Der Kellernazis-Vorwurf ist schwerwiegend. Er kommt aber nicht irgendwoher: Als die niederösterreichische Landeshauptfrau Johanna Mikl-Leitner (ÖVP) 2018 noch nicht mit Freiheitlichen koalieren wollte, unterstellte sie Udo Landbauer (FPÖ) im Zusammenhang mit der Liederbuchaffäre einen „sorglosen Umgang mit Antisemitismus“. Als er sie heuer ein weiteres Mal als Landeshauptfrau mit einem freiheitlichen Koalitionspartner bzw. einem Vize Udo Landbauer angelobte, erklärte Bundespräsident Alexander Van der Bellen wörtlich: „Der Nationalsozialismus, mit seiner mörderischen Ideologie, darf sich niemals wiederholen. Nie wieder! Unser gemeinsames „Nie wieder!“ verpflichtet uns alle zu einem genauen und scharfen Blick, damit wir nie wieder in eine Situation wie in den 20er und 30er Jahren des letzten Jahrhunderts kommen. Schuldige suchen. Menschen herabwürdigen. Andersdenkende verhöhnen und verspotten. Die Grenzen dehnen. Das Unsagbare doch sagbar machen. Immer ein Stückchen mehr. An die niedrigsten Instinkte appellieren. Immer noch ein wenig mehr, sodass es vermeintlich nicht auffällt, was passiert. Aber es fällt auf!“
Mikl-Leitner hatte 2018, Van der Bellen 2023 Gründe, sich so zu äußern. Oskar Deutsch hat nun etwas aufgerissen, worüber gezielte innenpolitische Erzählungen fast schon hinweggetäuscht hätten. Erstens: Es gibt nicht nur ein Herbert Kickl-Problem in Bezug auf die FPÖ, wie die ÖVP gerne tut, wenn sie lediglich eine Regierungszusammenarbeit mit diesem ausschließt.

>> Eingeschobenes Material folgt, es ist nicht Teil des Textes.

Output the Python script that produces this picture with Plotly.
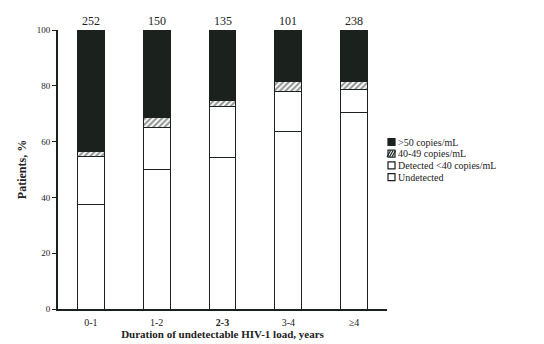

Zweitens: Die ÖVP zeigt gerade in diesen Tagen, dass sie wirklich zu 100 Prozent auf der Seite Israels steht, wo sie das tun kann. Zum Beispiel in der Außenpolitik, die sie über Alexander Schallenberg bestimmt und in deren Rahmen sie gerade eine UN-Resolution für eine Waffenruhe abgelehnt hat. Oder auch in der Innenpolitik, in der Kanzler Karl Nehammer aufgrund israelfeindlicher Akte Strafen für Fahnen-Schänder angekündigt hat. Da wird es schwieriger für sie, die Äußerungen von Deutsch über die FPÖ vom Tisch zu wischen, kann sie es sich kaum leisten, mit einer Partei zusammenzuarbeiten, in der nach dessen Einschätzung mehrere Kellernazis führend tätig sind; zumal das jetzt international noch stärker wahrgenommen werden würde und ihren Israel-Kurs durchkreuzen würde. Das Urteil des IKG-Präsidenten hat im Hinblick darauf entscheidendes Gewicht.
Drittens: Gegen islamischen Antisemitismus haben sich Freiheitliche in den vergangenen Wochen gestellt. Motive: Ebensolcher ist für sie ein Beweis, dass man Migration aus muslimischen Ländern stoppen muss. Und: Sie haben den Eindruck erwecken können, Antisemitismus abzulehnen. Bis Deutsch kam und diese andere Geschichte präsentierte.